The name Ben Lomond originally pertained only to the southern part of the Ben Lomond plateau and the southern extremity of Stacks Bluff was originally named "the Butts" (cf. butte) by European colonials and then, colloquially, as "the Stacks" - on account of the rock columns (wikt:stack) on the southern aspect of the bluff. The toponym "Stacks Bluff" first appears on maps in 1915.

The "uppermost peak" of the Bluff (the first prominent isolated eminence) was hitherto known locally as Ernest Crag (or Craig), although this name no longer appears on modern maps.

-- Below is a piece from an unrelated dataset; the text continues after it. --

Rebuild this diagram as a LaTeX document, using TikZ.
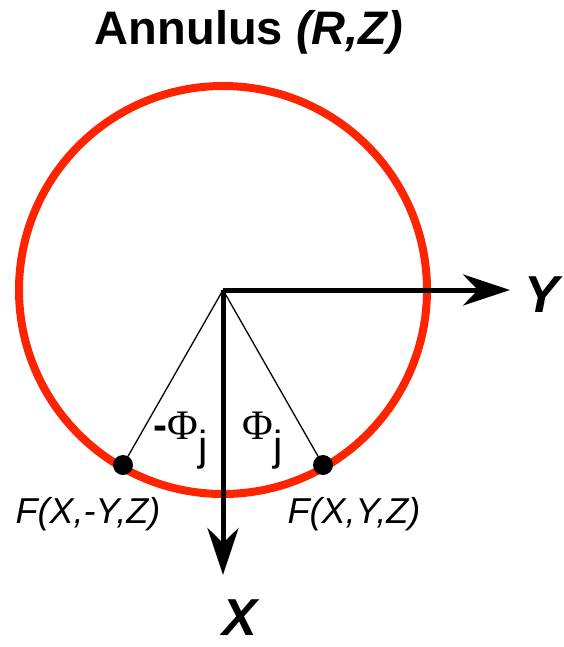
\documentclass[tikz,border=0pt]{standalone}
\usepackage{fontspec}
\setmainfont{Liberation Sans}
\newfontfamily\phifont{Liberation Serif}
\usetikzlibrary{arrows.meta, positioning}
\definecolor{ringred}{RGB}{255,36,0}

\begin{document}
\begin{tikzpicture}[x=1pt, y=-1pt,
    ring/.style={draw=ringred, line width=8pt},
    axis/.style={line width=5pt, -{Stealth[length=47pt, width=31pt, inset=15pt]}},
    spoke/.style={line width=1.3pt},
    pt/.style={circle, fill=black, inner sep=0pt, minimum size=20pt},
    lbl/.style={font=\fontsize{36}{40}\selectfont\itshape, anchor=base},
    axlbl/.style={font=\fontsize{52}{56}\selectfont\bfseries\itshape, anchor=base},
    ang/.style={font=\fontsize{42}{46}\selectfont, anchor=base}]
    \useasboundingbox (0,0) rectangle (563,647);
    \coordinate (O) at (223,290);
    \coordinate (ytip) at (510,290);
    \coordinate (xtip) at (223,575);
    \node[font=\fontsize{47}{50}\selectfont\bfseries, anchor=base] (title) at (249,45) {Annulus \textit{(R,Z)}};
    \draw[ring] (O) circle[radius=204];
    \node[pt] (fm) at (123,465) {};
    \node[pt] (fp) at (323,465) {};
    \draw[spoke] (O) -- (fm.center);
    \draw[spoke] (O) -- (fp.center);
    \draw[axis] (O) -- (ytip);
    \draw[axis] (O) -- (xtip);
    \node[axlbl, anchor=base west, inner xsep=0pt] (ylbl) at (524,312) {Y};
    \node[axlbl, inner ysep=0pt] (xlbl) at (240,635) {X};
    \node[ang] (phim) at (181,439) {\textbf{-}{\phifont Φ}$_{\mbox{j}}$};
    \node[ang] (phip) at (263,439) {{\phifont Φ}$_{\mbox{j}}$};
    \node[lbl] (lfm) at (88,523) {F(X,-Y,Z)};
    \node[lbl] (lfp) at (354,523) {F(X,Y,Z)};
\end{tikzpicture}
\end{document}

In 1841 the plateau was surveyed by the Polish explorer Strzelecki who incorrectly calculated barometrically the summit of the plateau as being Stacks Bluff at 5002 ft.
After a further survey by James Sprent, the peak had a trigonometric survey point and an elaborate summit cairn constructed by convict workers in 1852. The trig station was "89 feet high" and constructed from timber carried up by manual labour from the valley below. The trigonometric station was called "the Stockade" by locals, on account of the palisade surrounding the central cairn, but by the turn of the 20th century it had largely disappeared.

A full survey of Ben Lomond was conducted from September 1905 to 1912 by Colonel William Vincent Legge, Stacks Bluff was found to be the second highest feature on the plateau at this time.

== Mining around the Bluff ==

Mining became established in the foothills of Stacks Bluff from the late 1800s to the 1950s. Tin and tungsten were the principal minerals to be obtained here and the townships of Rossarden and Storys Creek arose to support this commercial activity. Coal was found at Buffalo Brook, about halfway between Stacks Bluff and Avoca, whereupon the Stanhope Mine was established.

==Hiking==
Recreational walking on and around the plateau was established from at least the mid 1830s, usually with the purpose of summiting Stacks Bluff but it was not until the 1880s, when the mines had brought large numbers into the area, that walking on the plateau became popular.
At this time the principal track to the plateau lay across the Ben Lomond Marshes ascending the western side of Stacks Bluff. This track led from Avoca, up Castle Cary Rivulet to the Ben Lomond Marshes, and thence to the plateau on the western side of Stacks Bluff along the headwaters of the Ben Lomond Rivulet. The track was described as passing up the "Ploughed Fields" (the scree slope below Stacks Bluff) and then proceeding through a pass between Wilmot Bluff and the western cliff line called by locals "the Gap". Avoca, being located on the Fingal train line from Launceston, was the staging point for excursions to the mountain, with local guides arranging packhorses, camping equipment and suitable campsites below the plateau.

Excursions in the 1880s became popular enough for a landowner to build a two-storey hotel with 12 rooms, a store, bakehouse and stables at the northern end of the Ben Lomond Marshes for the use of excursionists and miners. This was the Ben Lomond Hotel, which was built in 1883, and was a popular staging point for the walk up to the plateau, but by 1908 the hotel had been abandoned and fallen into disrepair. The Ben Lomond Hotel continued to be used as a staging hut for guided excursions up to the plateau from Avoca into the 20th century.

Stacks Bluff is a major feature of the national park, and is still a popular walking destination for both bushwalkers and mountain climbers. The most popular walking track now leads from Storys Creek to the summit and the peak may also be accessed from the ski-fields across the trackless, although open, plateau.